Waltham Forest Council has announced its intention to continue publishing Waltham Forest News, in spite of two fellow London boroughs recently bowing to Ministerial pressure and agreeing to reduce their own newletters’ publication frequency to quarterly.
As reported on HTFP last week, Greenwich Time, the official publication of the Royal Borough of Greenwich, will no longer be published weekly, while Tower Hamlets Council agreed in January to adhere to the guidelines.
It continued publication has been criticised by Matt Davis, leader of the authority’s opposition Conservative group, who told the Guardian: “It is being disingenuous when it suggests it is saving money, it is just not true. This is against government guidelines and a gross waste of taxpayers’ money.

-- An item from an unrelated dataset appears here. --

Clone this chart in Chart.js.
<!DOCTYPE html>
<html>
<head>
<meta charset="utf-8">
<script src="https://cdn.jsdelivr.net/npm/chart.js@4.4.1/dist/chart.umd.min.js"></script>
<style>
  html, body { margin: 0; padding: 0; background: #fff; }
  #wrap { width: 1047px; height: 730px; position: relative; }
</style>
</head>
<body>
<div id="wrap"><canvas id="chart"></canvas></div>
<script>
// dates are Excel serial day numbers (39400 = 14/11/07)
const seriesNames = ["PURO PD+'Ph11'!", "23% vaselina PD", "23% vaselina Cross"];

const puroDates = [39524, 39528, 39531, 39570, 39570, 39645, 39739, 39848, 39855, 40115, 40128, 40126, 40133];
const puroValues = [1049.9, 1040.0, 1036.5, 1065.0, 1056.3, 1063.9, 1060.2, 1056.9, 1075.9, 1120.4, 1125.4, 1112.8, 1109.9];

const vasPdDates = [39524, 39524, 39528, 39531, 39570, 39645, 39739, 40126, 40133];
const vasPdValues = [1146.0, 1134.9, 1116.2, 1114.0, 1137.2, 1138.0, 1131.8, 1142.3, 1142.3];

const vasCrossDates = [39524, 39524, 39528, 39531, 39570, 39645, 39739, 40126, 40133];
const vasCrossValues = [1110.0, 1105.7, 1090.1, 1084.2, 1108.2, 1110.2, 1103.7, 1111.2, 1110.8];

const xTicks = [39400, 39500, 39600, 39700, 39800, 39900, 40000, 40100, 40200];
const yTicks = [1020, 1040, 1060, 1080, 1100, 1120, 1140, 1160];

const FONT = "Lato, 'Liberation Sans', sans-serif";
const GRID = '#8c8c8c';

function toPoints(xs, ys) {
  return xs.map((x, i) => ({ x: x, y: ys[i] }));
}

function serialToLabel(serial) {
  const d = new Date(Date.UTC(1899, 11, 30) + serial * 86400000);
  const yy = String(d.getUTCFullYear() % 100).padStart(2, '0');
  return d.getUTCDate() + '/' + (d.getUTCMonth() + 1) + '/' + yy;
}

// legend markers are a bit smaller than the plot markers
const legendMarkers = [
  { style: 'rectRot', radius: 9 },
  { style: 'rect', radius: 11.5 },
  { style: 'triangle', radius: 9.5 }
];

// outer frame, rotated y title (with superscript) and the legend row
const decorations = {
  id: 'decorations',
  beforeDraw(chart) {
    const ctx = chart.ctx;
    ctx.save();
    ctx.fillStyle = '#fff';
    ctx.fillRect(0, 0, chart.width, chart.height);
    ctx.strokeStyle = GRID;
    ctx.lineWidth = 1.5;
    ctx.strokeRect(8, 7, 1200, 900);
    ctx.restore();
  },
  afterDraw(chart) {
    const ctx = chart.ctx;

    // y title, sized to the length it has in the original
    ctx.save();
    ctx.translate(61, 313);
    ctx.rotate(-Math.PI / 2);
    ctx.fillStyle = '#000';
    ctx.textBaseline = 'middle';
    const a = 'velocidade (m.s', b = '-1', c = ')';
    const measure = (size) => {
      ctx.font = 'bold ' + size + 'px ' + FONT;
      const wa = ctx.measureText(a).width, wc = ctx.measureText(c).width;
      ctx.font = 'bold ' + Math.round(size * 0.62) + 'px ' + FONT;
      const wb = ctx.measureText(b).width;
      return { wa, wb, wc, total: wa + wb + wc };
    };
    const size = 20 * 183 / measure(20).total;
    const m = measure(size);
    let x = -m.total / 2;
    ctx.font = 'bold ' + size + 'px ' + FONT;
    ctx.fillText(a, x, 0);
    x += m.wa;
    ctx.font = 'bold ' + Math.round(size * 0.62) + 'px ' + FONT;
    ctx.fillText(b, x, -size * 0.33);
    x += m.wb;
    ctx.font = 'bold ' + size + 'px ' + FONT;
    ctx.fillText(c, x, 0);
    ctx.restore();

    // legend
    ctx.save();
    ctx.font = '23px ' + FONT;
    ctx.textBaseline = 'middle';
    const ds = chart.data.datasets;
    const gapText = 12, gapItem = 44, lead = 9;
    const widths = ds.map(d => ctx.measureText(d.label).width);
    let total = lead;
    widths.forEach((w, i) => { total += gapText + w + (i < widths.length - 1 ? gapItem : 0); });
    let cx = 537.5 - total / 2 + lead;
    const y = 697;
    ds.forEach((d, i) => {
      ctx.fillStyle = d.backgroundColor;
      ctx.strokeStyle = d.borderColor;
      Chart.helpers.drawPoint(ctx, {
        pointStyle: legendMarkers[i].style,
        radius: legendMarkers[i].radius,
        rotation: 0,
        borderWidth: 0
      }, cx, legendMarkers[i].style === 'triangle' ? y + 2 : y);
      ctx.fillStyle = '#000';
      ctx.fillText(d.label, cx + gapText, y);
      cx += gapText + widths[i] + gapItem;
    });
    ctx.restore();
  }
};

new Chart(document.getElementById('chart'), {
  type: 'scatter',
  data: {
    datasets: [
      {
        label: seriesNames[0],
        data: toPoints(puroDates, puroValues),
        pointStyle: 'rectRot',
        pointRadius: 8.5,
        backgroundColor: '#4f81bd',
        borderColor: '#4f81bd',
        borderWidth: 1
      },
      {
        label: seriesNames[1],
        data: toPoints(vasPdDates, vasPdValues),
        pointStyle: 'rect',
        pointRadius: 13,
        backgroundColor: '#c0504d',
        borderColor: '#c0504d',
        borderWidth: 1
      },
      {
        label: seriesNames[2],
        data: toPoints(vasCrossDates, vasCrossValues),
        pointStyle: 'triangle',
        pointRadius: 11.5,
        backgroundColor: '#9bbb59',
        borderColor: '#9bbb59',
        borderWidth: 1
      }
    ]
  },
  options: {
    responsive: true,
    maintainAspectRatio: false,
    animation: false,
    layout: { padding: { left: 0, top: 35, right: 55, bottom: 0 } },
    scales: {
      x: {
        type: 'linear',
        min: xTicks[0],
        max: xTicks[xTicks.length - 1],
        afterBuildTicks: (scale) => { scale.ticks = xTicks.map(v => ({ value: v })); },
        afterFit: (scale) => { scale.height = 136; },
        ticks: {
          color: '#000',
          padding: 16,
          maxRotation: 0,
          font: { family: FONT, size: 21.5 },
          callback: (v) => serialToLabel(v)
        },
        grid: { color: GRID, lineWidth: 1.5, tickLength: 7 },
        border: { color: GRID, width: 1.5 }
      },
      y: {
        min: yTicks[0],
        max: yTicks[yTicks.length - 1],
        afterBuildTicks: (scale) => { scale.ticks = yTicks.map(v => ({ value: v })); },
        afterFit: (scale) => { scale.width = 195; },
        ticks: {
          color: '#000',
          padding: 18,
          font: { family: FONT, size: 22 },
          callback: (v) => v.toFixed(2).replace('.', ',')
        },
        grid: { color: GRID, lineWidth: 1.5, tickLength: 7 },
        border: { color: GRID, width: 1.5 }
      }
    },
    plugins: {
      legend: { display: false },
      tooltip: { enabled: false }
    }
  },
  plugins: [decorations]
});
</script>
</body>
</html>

“The council needs to stop screaming about terrible cuts but then wasting money on this. I am disappointed that the Government has come up with these guidelines but is not enforcing them, I will be writing to the Secretary of State to ask him to enforce the rules.”

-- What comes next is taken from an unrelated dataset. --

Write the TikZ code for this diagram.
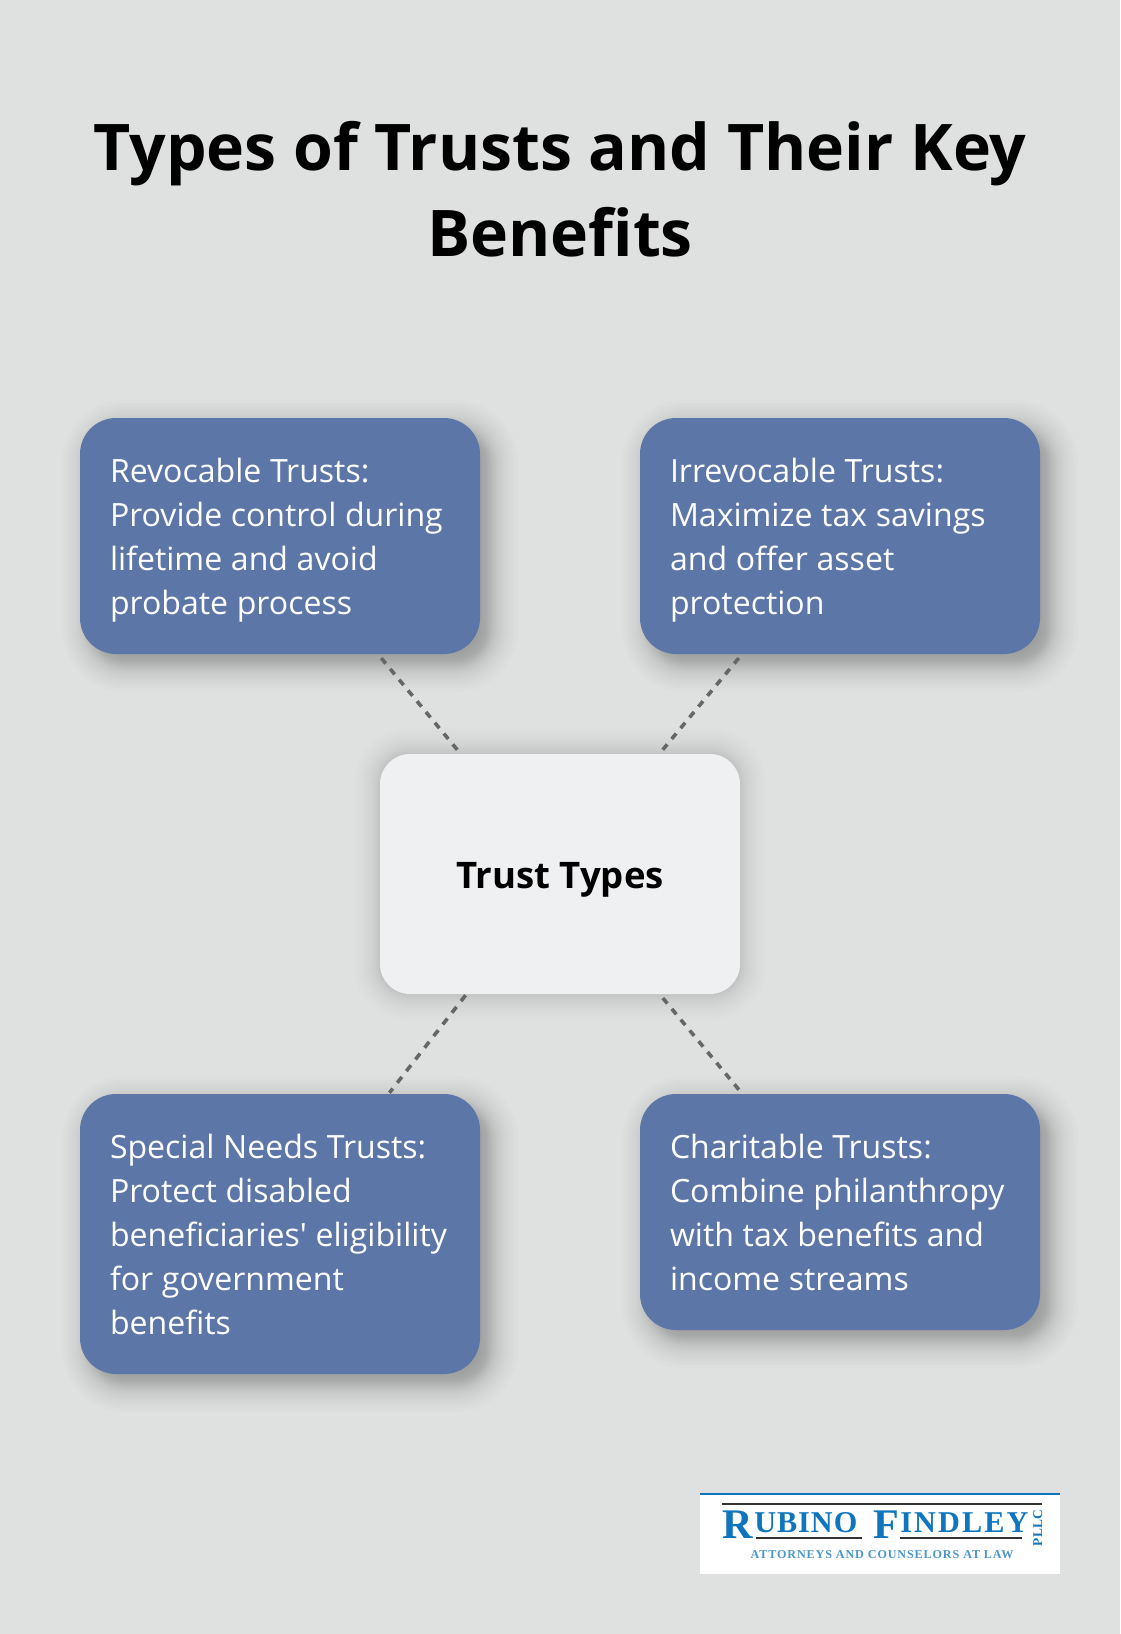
\documentclass[tikz,border=0pt]{standalone}
\usepackage{fontspec}
\usepackage{tikz}
\usetikzlibrary{positioning,backgrounds}
\setmainfont{Open Sans}
\newfontfamily\logofont[LetterSpace=3.3]{Liberation Serif}
\newfontfamily\tagfont[LetterSpace=7.5]{Liberation Serif}

\definecolor{paper}{HTML}{DFE1E0}
\definecolor{trustblue}{HTML}{5D76A8}
\definecolor{hubgrey}{HTML}{EFF0F2}
\definecolor{linkgrey}{HTML}{666666}
\definecolor{logoblue}{HTML}{0F75BC}
\definecolor{logotag}{HTML}{4A96CF}

% soft shadow: node, x shift, y shift, radius, corner, opacity of one layer
\newcommand{\softshadow}[6]{%
    \foreach \k in {-14,...,14} {
        \pgfmathsetmacro{\s}{#4*(.5*\k/14+.5*(\k/14)^3)}
        \fill[black, fill opacity=#6, rounded corners=#5cm+\s cm]
            ([shift={(#2-\s,#3+\s)}]#1.north west) -- ([shift={(#2+\s,#3+\s)}]#1.north east)
            -- ([shift={(#2+\s,#3-\s)}]#1.south east) -- ([shift={(#2-\s,#3-\s)}]#1.south west) -- cycle;
    }%
}

\begin{document}
\begin{tikzpicture}[%
            node distance=14cm,
            on grid,
            trust/.style={rectangle, rounded corners=.9cm, fill=trustblue, text=white,
                minimum width=10cm, minimum height=5.9cm, inner sep=0pt,
                text width=8.5cm, align=left,
                font=\fontsize{22.8}{31.2}\selectfont,
                execute at begin node={\spaceskip=.27em\relax\rule{0pt}{24.5pt}},
                execute at end node=\rule[-6.7pt]{0pt}{6.7pt}},
            hub/.style={rectangle, rounded corners=.75cm, fill=hubgrey,
                minimum width=9cm, minimum height=6cm, inner sep=0pt,
                text height=20.8pt, text depth=0pt,
                font=\fontsize{26}{31.2}\selectfont\bfseries},
            link/.style={draw=linkgrey, line width=.09cm, dash pattern=on .175cm off .175cm, shorten >=.125cm, shorten <=.125cm},
            logorule/.style={draw=black!80, line width=.05cm}
            ]
            \node[align=center, font=\fontsize{45.75}{61}\selectfont\bfseries] (title) at (14,-4.73)
                {Types of Trusts and Their Key\\Benefits};

            \node[trust] (revocable) at (7,-13.4)
                {Revocable Trusts:\\Provide control during\\lifetime and avoid\\probate process};
            \node[trust] (irrevocable) [right=of revocable]
                {Irrevocable Trusts:\\Maximize tax savings\\and offer asset\\protection};
            \node[trust, minimum height=7cm] (special) [below=17.45cm of revocable]
                {Special Needs Trusts:\\Protect disabled\\beneficiaries\textquotesingle{} eligibility\\for government\\benefits};
            \node[trust] (charitable) [below=16.9cm of irrevocable]
                {Charitable Trusts:\\Combine philanthropy\\with tax benefits and\\income streams};
            \node[hub] (types) at (14,-21.85) {Trust Types};

            \begin{scope}[on background layer]
                \fill[paper] (0,0) rectangle (28,-40.85);
                \foreach \boxname in {revocable,irrevocable,special,charitable} {
                    \softshadow{\boxname}{.25}{-.25}{.7}{.9}{.013}
                }
                \softshadow{types}{0}{0}{.65}{.75}{.008}
            \end{scope}

            \draw[link] (revocable) -- (types);
            \draw[link] (irrevocable) -- (types);
            \draw[link, dash pattern=on .185cm off .185cm, shorten >=.03cm, shorten <=.03cm] (types) -- (special);
            \draw[link] (types) -- (charitable);

            % logo
            \node[fill=white, minimum width=9cm, minimum height=2cm, inner sep=0pt] (logo) at (22,-38.35) {};
            \draw[logoblue, line width=.05cm] (logo.north west) -- (logo.north east);
            \coordinate (ruletopa) at (18.05,-37.6);
            \coordinate (ruletopb) at (26.05,-37.6);
            \coordinate (rulerba) at (18.9,-38.45);
            \coordinate (rulerbb) at (21.55,-38.45);
            \coordinate (rulefda) at (22.5,-38.45);
            \coordinate (rulefdb) at (25.55,-38.45);
            \draw[logorule] (ruletopa) -- (ruletopb);
            \draw[logorule] (rulerba) -- (rulerbb);
            \draw[logorule] (rulefda) -- (rulefdb);
            \node[anchor=base west, inner sep=0pt, text=logoblue, font=\logofont\bfseries\fontsize{30}{30}\selectfont] (logor) at (18.05,-38.47) {R};
            \node[anchor=base west, inner sep=0pt, text=logoblue, font=\logofont\bfseries\fontsize{21.5}{21}\selectfont] (logoubino) at (18.85,-38.3) {UBINO};
            \node[anchor=base west, inner sep=0pt, text=logoblue, font=\logofont\bfseries\fontsize{30}{30}\selectfont] (logof) at (21.83,-38.47) {F};
            \node[anchor=base west, inner sep=0pt, text=logoblue, font=\logofont\bfseries\addfontfeature{LetterSpace=7}\fontsize{21.5}{21}\selectfont] (logoindley) at (22.5,-38.3) {INDLEY};
            \node[anchor=base, rotate=90, inner sep=0pt, text=logoblue, font=\logofont\bfseries\fontsize{9.5}{9.5}\selectfont] (logopllc) at (26.05,-38.2) {PLLC};
            \node[anchor=base, inner sep=0pt, text=logotag, font=\tagfont\bfseries\fontsize{8.6}{8.6}\selectfont] (logotagline) at (22.05,-38.95) {ATTORNEYS AND COUNSELORS AT LAW};
        \end{tikzpicture}
\end{document}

The ongoing battle to get local councils to adhere to the guidelines was launched by the former Communities Secretary Eric Pickles in a bid to clamp down on so-called ‘Town Hall Pravdas.’

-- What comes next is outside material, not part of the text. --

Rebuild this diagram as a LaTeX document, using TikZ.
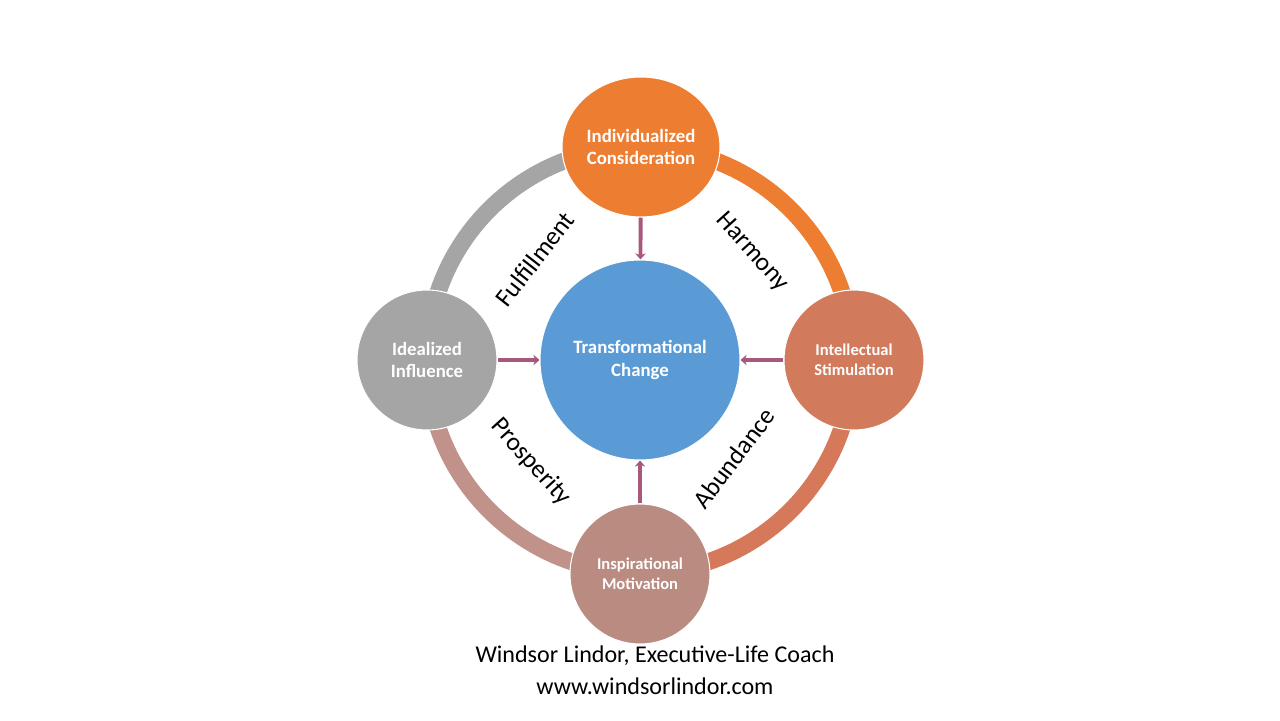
\documentclass[tikz,border=0pt]{standalone}
\usepackage{fontspec}
\setmainfont{Carlito}
\usepackage{xcolor}
\usetikzlibrary{arrows.meta,shapes.geometric}

\definecolor{orng}{HTML}{ED7D31}
\definecolor{grey}{HTML}{A5A5A5}
\definecolor{sky}{HTML}{5B9BD5}
\definecolor{coral}{HTML}{D17B5C}
\definecolor{rosy}{HTML}{B98B81}
\definecolor{ringcoral}{HTML}{D5795A}
\definecolor{ringrosy}{HTML}{C0928A}
\definecolor{arr}{HTML}{A8587A}

\begin{document}
\begin{tikzpicture}[
  x=0.02cm, y=0.02cm,
  orb/.style={circle, draw=white, line width=0.6pt, text=white, align=center,
    font=\fontsize{10.7}{12.6}\selectfont\bfseries, minimum size=2.8cm, inner sep=0pt},
  small/.style={font=\fontsize{9.4}{11.2}\selectfont\bfseries},
  hub/.style={orb, fill=sky, minimum size=4cm},
  ring/.style={line width=0.34cm},
  lbl/.style={font=\fontsize{14.6}{16}\selectfont},
  foot/.style={font=\fontsize{13.7}{16}\selectfont},
  ar/.style={-{Stealth[length=3.5pt,width=6pt]}, arr, line width=2.2pt}
]
\useasboundingbox (-640,-360) rectangle (640,360);

% ring segments
\draw[ring, grey] (0,0) ++(90:4.26cm) arc (90:180:4.26cm);
\draw[ring, orng] (0,0) ++(0:4.26cm) arc (0:90:4.26cm);
\draw[ring, ringcoral] (0,0) ++(-90:4.26cm) arc (-90:0:4.26cm);
\draw[ring, ringrosy] (0,0) ++(180:4.26cm) arc (180:270:4.26cm);

\node[hub] (change) at (0,0) {Transformational\\Change};
\node[orb, ellipse, fill=orng, minimum width=3.16cm, minimum height=2.8cm]
  (consid) at (1,213) {Individualized\\Consideration};
\node[orb, fill=grey] (influ) at (-213,0) {Idealized\\Influence};
\node[orb, small, fill=coral] (stimul) at (214,0) {Intellectual\\Stimulation};
\node[orb, small, fill=rosy] (motiv) at (0,-214) {Inspirational\\Motivation};

\draw[ar] (consid) -- (change);
\draw[ar] (influ) -- (change);
\draw[ar] (stimul) -- (change);
\draw[ar] (motiv) -- (change);

\node[lbl, rotate=52] (fulfil) at (-105,101) {Fulfillment};
\node[lbl, rotate=-48] (harmony) at (112,108) {Harmony};
\node[lbl, rotate=-48] (prosper) at (-109,-102) {Prosperity};
\node[lbl, rotate=53] (abund) at (94,-98) {Abundance};

\node[foot] (coach) at (15,-296) {Windsor Lindor, Executive-Life Coach};
\node[foot] (site) at (15,-326) {www.windsorlindor.com};
\end{tikzpicture}
\end{document}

Greg Clark, left, who took over from Mr Pickles at the Department for Communities and Local Government, recently told regional political journalists at a Newspaper Conference lunch council papers were “an abuse of public funds”, while last week a DCLG spokesman told HTFP such publications “undermine” the independent free press.
A spokesman for Waltham Forest Council said: “In March 2015, the secretary of state wrote to the council giving notice of the direction he proposed to issue in relation to the frequency of the publication of Waltham Forest News.
“In response, the council outlined why Waltham Forest News – which reaches all 97,000 households in our borough – is legally compliant and provides the best value for money for local taxpayers opposed to the Government’s insistence that we pay to publish statutory notices in a frequently published newspaper.
“To date, there has been no further correspondence between the secretary of state and the council.”